A couple of notes on where I am with my ESXi to Proxmox move.
What I have done:
- I finally bit the bullet and deleted all of my iSCSI LUNs for ESXi – they were simply wasting space at this point.
- I also moved from iSCSI to NFS for my Proxmox VMs. The main difference between iSCSI and NFS is that iSCSI shares data on the block level, and NFS shares data on the file level. Performance is almost the same, but, in some situations, iSCSI can provide better results. For my purposes NFS is fine.
- And NFS has the benefit that I can access the VMs on the NAS in Synology File Station. There is a level of comfort in being able to “see” all of my VMs without having to set up an iSCSI initiator.
- I haven’t worked on network bonding for the NFS 10 GbE connections. Frankly, I do not think I will see any benefits and “added complexity equals added problems.”
- Both my “production” (PROD) Proxmox server (DL380 G9) and my “development” (DEV) Proxmox server (DL360 G8) can access the same NFS shares. That means that my ISOs are shared as well as my Proxmox backups. This also means that I can create a VM on the DEV box and, by backing up the VM to the shared backup location, restore it to the PROD box. While not the smoothest method, it is a rather neat workaround. I do have to be careful about starting any VMs that are visible to both servers, otherwise “bad things” would happen.
- I have moved a number of full VMs to LXC containers. Things like my reverse proxy, a DNS server, Home Assistant (I don’t really have any devices for this yet but with Z-Wave it will give me something to do 🙂 ), and Pi-Hole. There is really no need to have a full blown VM for these simple services. Proxmox makes it easy.
- Pi-Hole – not part of Proxmox (other that it runs in an LXC container) but I finally got around to setting up Pi-Hole. A couple of additional configs were needed as Pi-Hole sits on one subnet while my wired and wireless devices sit on other subnets to get it working for my clients. And, WOW!, the amount of ads, etc. that are blocked are crazy. Here are the last 24 hour stats – 51.4% blocked requests?!?!?!

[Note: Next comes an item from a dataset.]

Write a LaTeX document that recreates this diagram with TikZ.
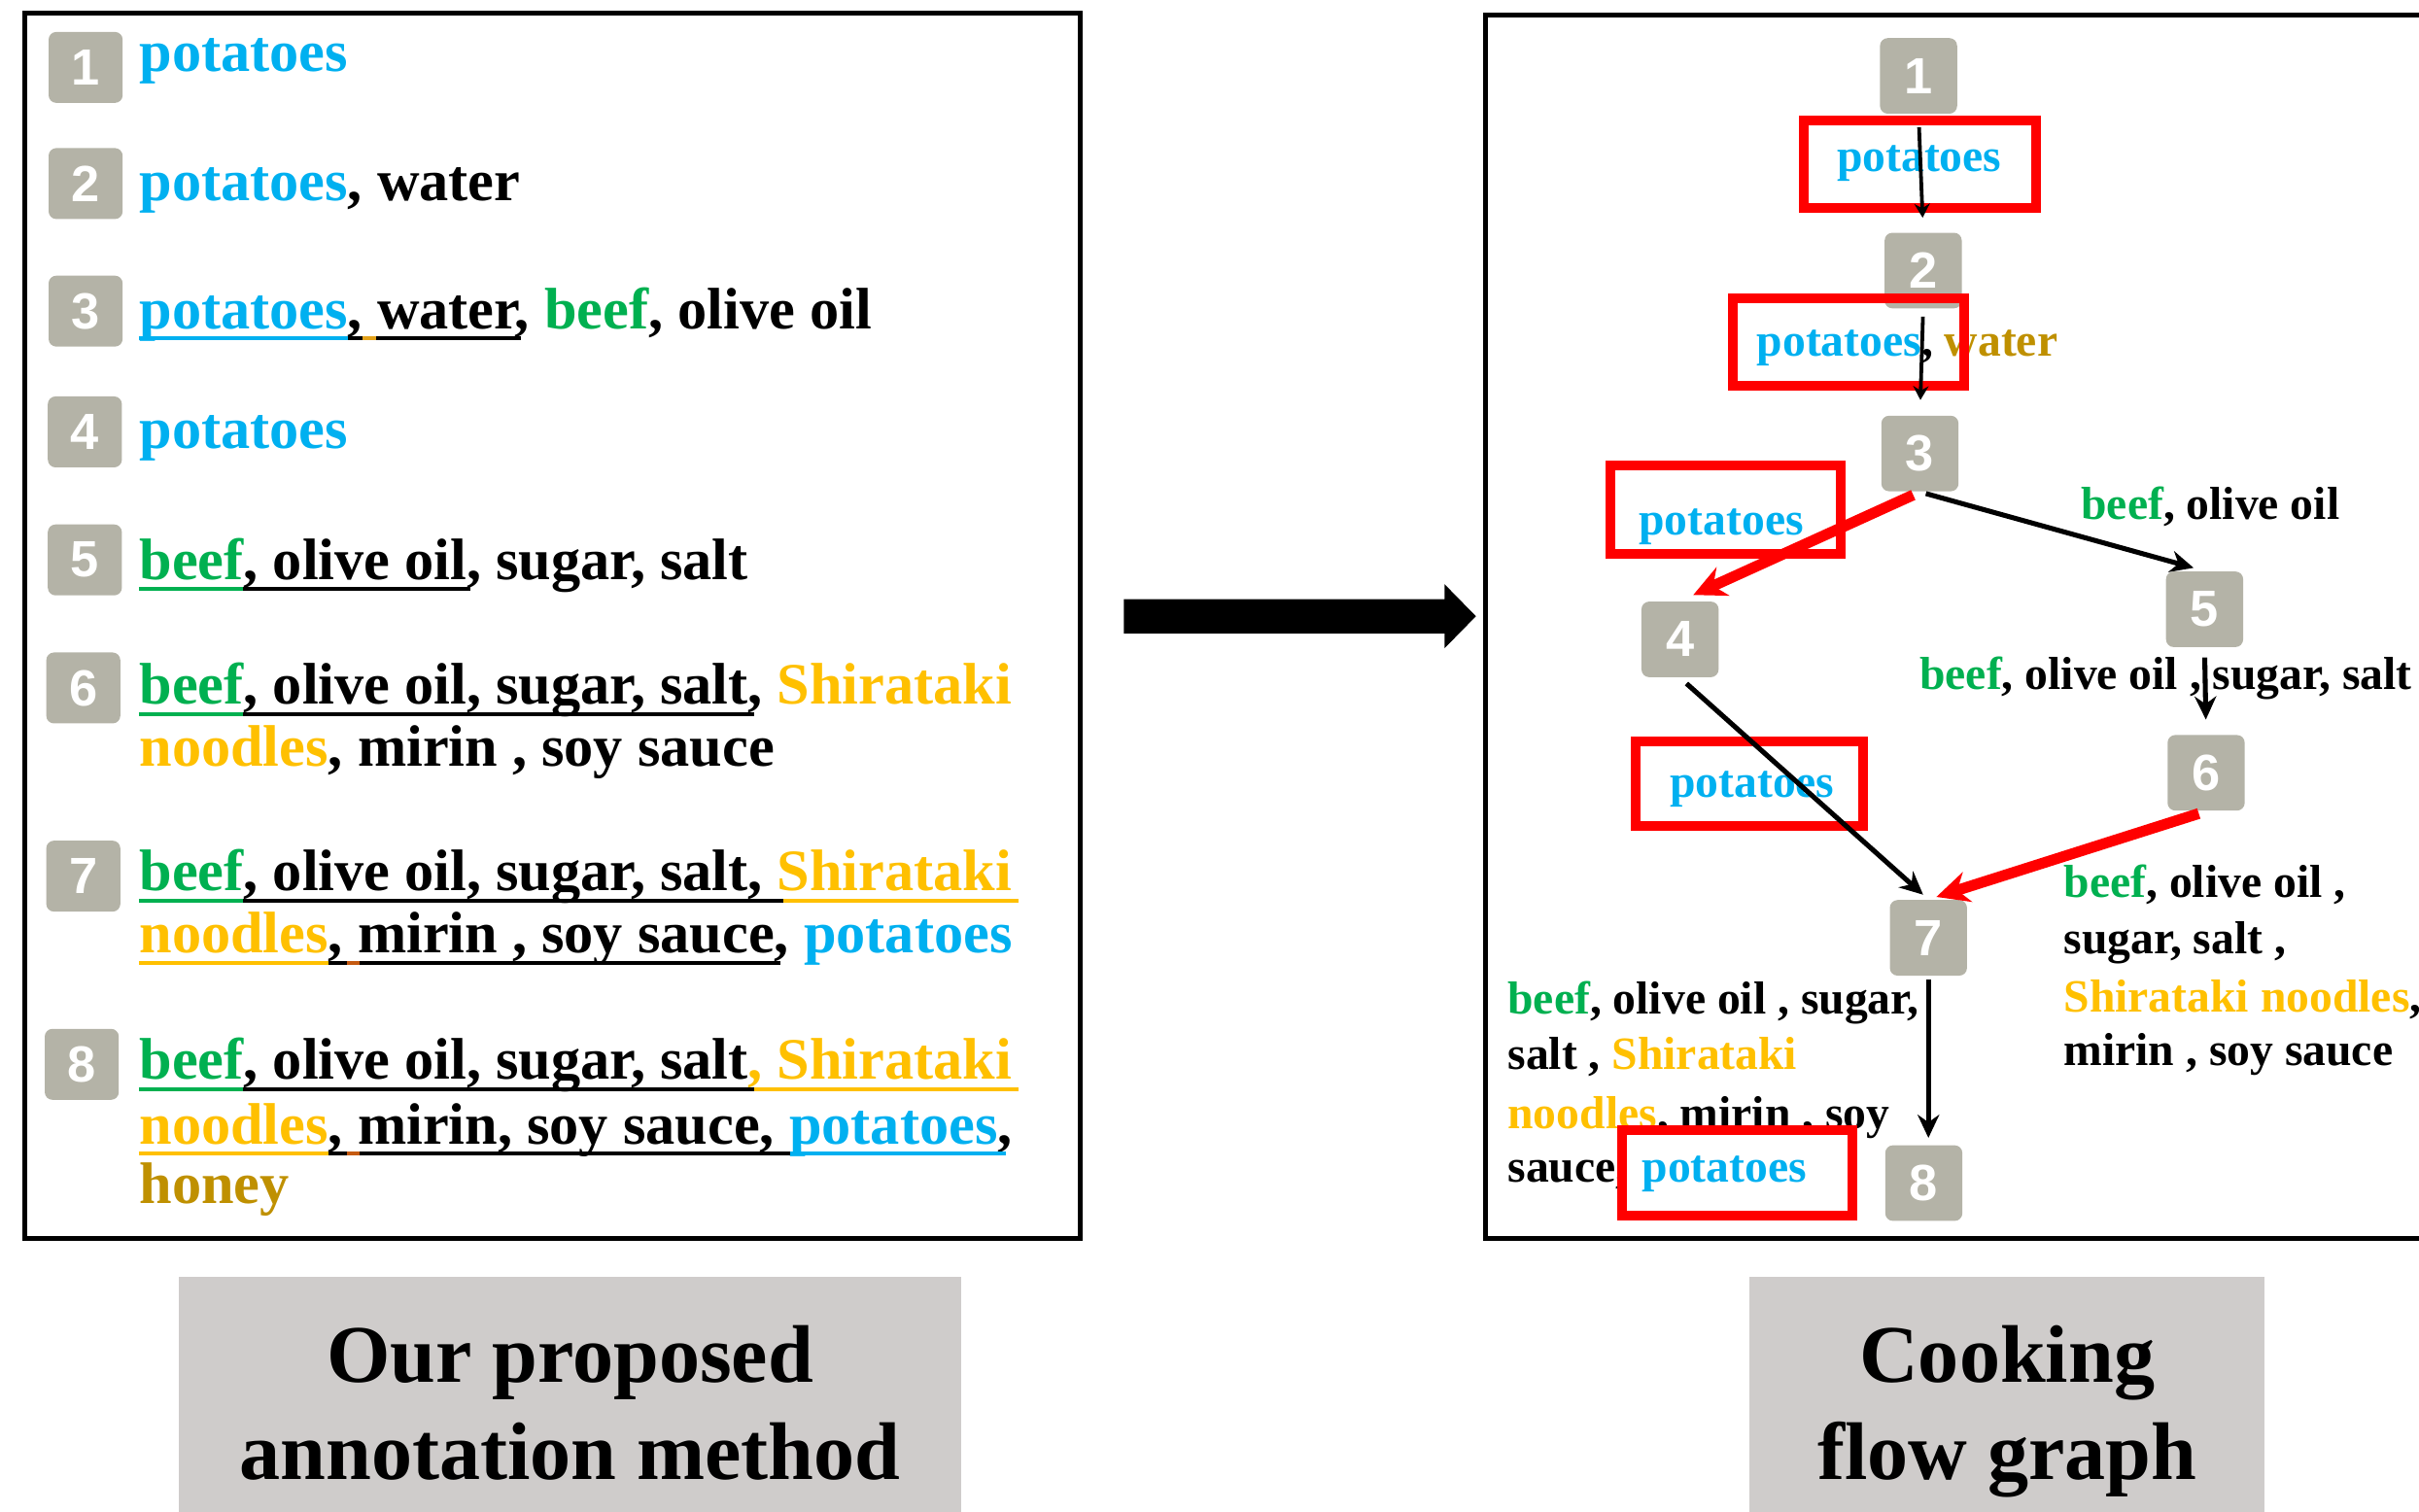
\documentclass[tikz,border=0pt]{standalone}
\usepackage{fontspec}
\setmainfont{Liberation Serif}
\newfontfamily\badgefamily{Liberation Sans}
\usetikzlibrary{arrows.meta}

\definecolor{potblue}{HTML}{00B0F0}
\definecolor{beefgreen}{HTML}{00B050}
\definecolor{noodleyellow}{HTML}{FFC000}
\definecolor{honeygold}{HTML}{BF9000}
\definecolor{markorange}{HTML}{E3A21A}
\definecolor{markrust}{HTML}{C55A11}
\definecolor{badgegrey}{RGB}{180,179,167}
\definecolor{labelgrey}{RGB}{207,204,203}
\definecolor{boxred}{HTML}{FF0000}

\newcommand\ListFont{\bfseries\fontsize{19pt}{23pt}\selectfont}
\newcommand\GraphFont{\bfseries\fontsize{15pt}{18pt}\selectfont}
\newcommand\CaptionFont{\bfseries\fontsize{26.5pt}{32pt}\selectfont}
\newcommand\BadgeFont{\badgefamily\bfseries\fontsize{16.5pt}{16.5pt}\selectfont}
\newcommand\Pot{\textcolor{potblue}{potatoes}}
\newcommand\Beef{\textcolor{beefgreen}{beef}}
\newcommand\Yel[1]{\textcolor{noodleyellow}{#1}}
\newcommand\Gold[1]{\textcolor{honeygold}{#1}}

\begin{document}
\begin{tikzpicture}[x=0.5pt,y=-0.5pt,
  badge/.style={fill=badgegrey, rounded corners=2.5pt, minimum width=24pt,
    minimum height=23pt, inner sep=0pt, text=white, font=\BadgeFont},
  gbadge/.style={badge, minimum width=25pt, minimum height=24.5pt},
  listline/.style={anchor=base west, inner sep=0pt, font=\ListFont},
  graphline/.style={anchor=base west, inner sep=0pt, font=\GraphFont},
  caption/.style={anchor=base, inner sep=0pt, font=\CaptionFont},
  panel/.style={draw=black, line width=1.5pt},
  redbox/.style={draw=boxred, line width=3.15pt},
  uline/.style={line width=1.25pt},
  thinflow/.style={line width=1.2pt, -{Stealth[length=4.5pt,width=5pt]}},
  flow/.style={line width=1.6pt, -{Stealth[length=7.5pt,width=7pt]}},
  redflow/.style={draw=boxred, line width=3.5pt, -{Stealth[length=10.5pt,width=10pt]}},
]
\useasboundingbox (0,0) rectangle (1568,980);
\clip (0,0) rectangle (1568,980);

% ---------- left panel: annotated ingredient lists ----------
\draw[panel] (16.2,8.5) rectangle (700,803);

\node[badge] (b1) at (55.5,43.7) {1};
\node[badge] (b2) at (55.5,119) {2};
\node[badge] (b3) at (55.5,201.7) {3};
\node[badge] (b4) at (55,280) {4};
\node[badge] (b5) at (55,363) {5};
\node[badge] (b6) at (54,446) {6};
\node[badge] (b7) at (54,568) {7};
\node[badge] (b8) at (53,690) {8};

\node[listline] (t1) at (90,46.2) {\Pot};
\node[listline] (t2) at (90,130.2) {\Pot, water};
\node[listline] (t3) at (90,213) {\Pot, water, \Beef, olive oil};
\node[listline] (t4) at (90,291) {\Pot};
\node[listline] (t5) at (90,375.6) {\Beef, olive oil, sugar, salt};
\node[listline] (t6a) at (90,456.6) {\Beef, olive oil, sugar, salt, \Yel{Shirataki}};
\node[listline] (t6b) at (90,497) {\Yel{noodles}, mirin , soy sauce};
\node[listline] (t7a) at (90,577.6) {\Beef, olive oil, sugar, salt, \Yel{Shirataki}};
\node[listline] (t7b) at (90,617.5) {\Yel{noodles}, mirin , soy sauce, \Pot};
\node[listline] (t8a) at (90,699.6) {\Beef, olive oil, sugar, salt\Yel{, Shirataki}};
\node[listline] (t8b) at (90,741.6) {\Yel{noodles}, mirin, soy sauce, \Pot,};
\node[listline] (t8c) at (90,780) {\Gold{honey}};

% underlines marking carried-over ingredients
\draw[uline, potblue] (90,219.4) -- (225.4,219.4);
\draw[uline] (225.4,219.4) -- (235,219.4);
\draw[uline, markorange] (235,219.4) -- (244,219.4);
\draw[uline] (244,219.4) -- (337.5,219.4);

\draw[uline, beefgreen] (90,382) -- (157.7,382);
\draw[uline] (157.7,382) -- (305,382);

\draw[uline, beefgreen] (90,463) -- (157.7,463);
\draw[uline] (157.7,463) -- (489,463);

\draw[uline, beefgreen] (90,584) -- (157.7,584);
\draw[uline] (157.7,584) -- (508,584);
\draw[uline, noodleyellow] (508,584) -- (660.5,584);
\draw[uline, noodleyellow] (90,624) -- (212.8,624);
\draw[uline] (212.8,624) -- (225,624);
\draw[uline, markrust] (225,624) -- (233,624);
\draw[uline] (233,624) -- (506,624);

\draw[uline, beefgreen] (90,706) -- (157.7,706);
\draw[uline] (157.7,706) -- (489,706);
\draw[uline, noodleyellow] (489,706) -- (660.5,706);
\draw[uline, noodleyellow] (90,748) -- (212.8,748);
\draw[uline] (212.8,748) -- (225,748);
\draw[uline, markrust] (225,748) -- (233,748);
\draw[uline] (233,748) -- (512.3,748);
\draw[uline, potblue] (512.3,748) -- (652,748);

% ---------- transition arrow ----------
\fill (728.4,388.5) -- (936.3,388.5) -- (936.3,378.7) -- (956.7,399.5)
  -- (936.3,420.3) -- (936.3,410.6) -- (728.4,410.6) -- cycle;

% ---------- right panel: cooking flow graph ----------
\draw[panel] (963,10) rectangle (1600,803);

\node[gbadge] (g1) at (1243.6,49.2) {1};
\node[gbadge] (g2) at (1246.6,175.4) {2};
\node[gbadge] (g3) at (1244.5,294) {3};
\node[gbadge] (g4) at (1089,414.5) {4};
\node[gbadge] (g5) at (1429,395) {5};
\node[gbadge] (g6) at (1430,501) {6};
\node[gbadge] (g7) at (1250,608) {7};
\node[gbadge] (g8) at (1247,767) {8};

\node[graphline, anchor=base] (p1) at (1244,111.3) {\Pot};
\node[graphline] (p2) at (1138.4,231) {\Pot, \Gold{water}};
\node[graphline] (p3) at (1062,347) {\Pot};
\node[graphline] (e35) at (1348.6,337) {\Beef, olive oil};
\node[graphline] (e56) at (1244,447) {\Beef, olive oil , sugar, salt};
\node[graphline] (p4) at (1082,517) {\Pot};

\node[graphline] (r1) at (1337.4,582) {\Beef, olive oil ,};
\node[graphline] (r2) at (1337.4,618) {sugar, salt ,};
\node[graphline] (r3) at (1337.4,656) {\Yel{Shirataki noodles},};
\node[graphline] (r4) at (1337.4,691) {mirin , soy sauce};

\node[graphline] (l1) at (977,657.5) {\Beef, olive oil , sugar,};
\node[graphline] (l2) at (977,693) {salt , \Yel{Shirataki}};
\node[graphline] (l3) at (977,731.5) {\Yel{noodles}, mirin , soy};
\node[graphline] (l4) at (977,766.5) {sauce,};

% highlighted ingredient sets
\draw[redbox] (1169.2,77.8) rectangle (1319.8,134.8);
\draw[redbox] (1123,193.7) rectangle (1273,250.1);
\draw[redbox] (1043.6,302) rectangle (1193.4,358.8);
\draw[redbox] (1060.3,480.5) rectangle (1207.7,535.7);
\filldraw[redbox, fill=white] (1051.5,732.5) rectangle (1200.5,788);
\node[graphline] (p8) at (1064,766.5) {\Pot};

% flow edges
\draw[thinflow, shorten <=4.2pt, shorten >=4.7pt] (g1.south) -- (g2.north);
\draw[thinflow, shorten <=2.5pt, shorten >=4.9pt] (g2.south) -- (g3.north);
\draw[redflow, shorten <=2.4pt, shorten >=4.7pt] (g3.south) -- (g4.north);
\draw[flow, shorten <=2pt, shorten >=3.7pt] (g3.south) -- (g5.north);
\draw[flow, shorten <=3.2pt, shorten >=4.8pt] (g5.south) -- (g6.north);
\draw[flow, shorten <=2.8pt, shorten >=2.3pt] (g4.south) -- (g7.north);
\draw[redflow, shorten <=2.5pt, shorten >=2.7pt] (g6.south) -- (g7.north);
\draw[flow, shorten <=1.2pt, shorten >=2.2pt] (g7.south) -- (g7.south |- g8.north);

% ---------- captions ----------
\fill[labelgrey] (116,827.5) rectangle (623,990);
\node[caption] (capL1) at (369.5,896) {Our proposed};
\node[caption] (capL2) at (369.5,959) {annotation method};
\fill[labelgrey] (1134,827.5) rectangle (1468,990);
\node[caption] (capR1) at (1301,896) {Cooking};
\node[caption] (capR2) at (1301,959) {flow graph};
\end{tikzpicture}
\end{document}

The To-Do (or think-about) list:
- Adding a Unifi Link Aggregation switch – while both Proxmox nodes are connected directly to the Synology NAS, they cannot connect directly to each other for storage. One node is using the 172.16.10.0/24 subnet and the other 172.168.20.0/24 with one of the two10 GbE port of the NAS assigned to each. With the switch I can have them both on the same subnet (yes, I know that I could have “broken” the 172.16.10/0 subnet in two using /25).
- Adding a “one litre” PC (such as a HP EliteDesk 705 G3) with Proxmox installed and setting up the DL360 and DL380 as a cluster using the 705 to complete the quorum. Allowing the 705 (or whatever) access to storage may be beneficial, but the 705 does not have 10 GbE. I *think* that the main nodes need to have storage on the same subnet to work correctly (I haven’t read up on that, yet). The jury is still out on that given the cost of electricity, heat (not so bad in winter) and noise (the rack sits behind me in my office).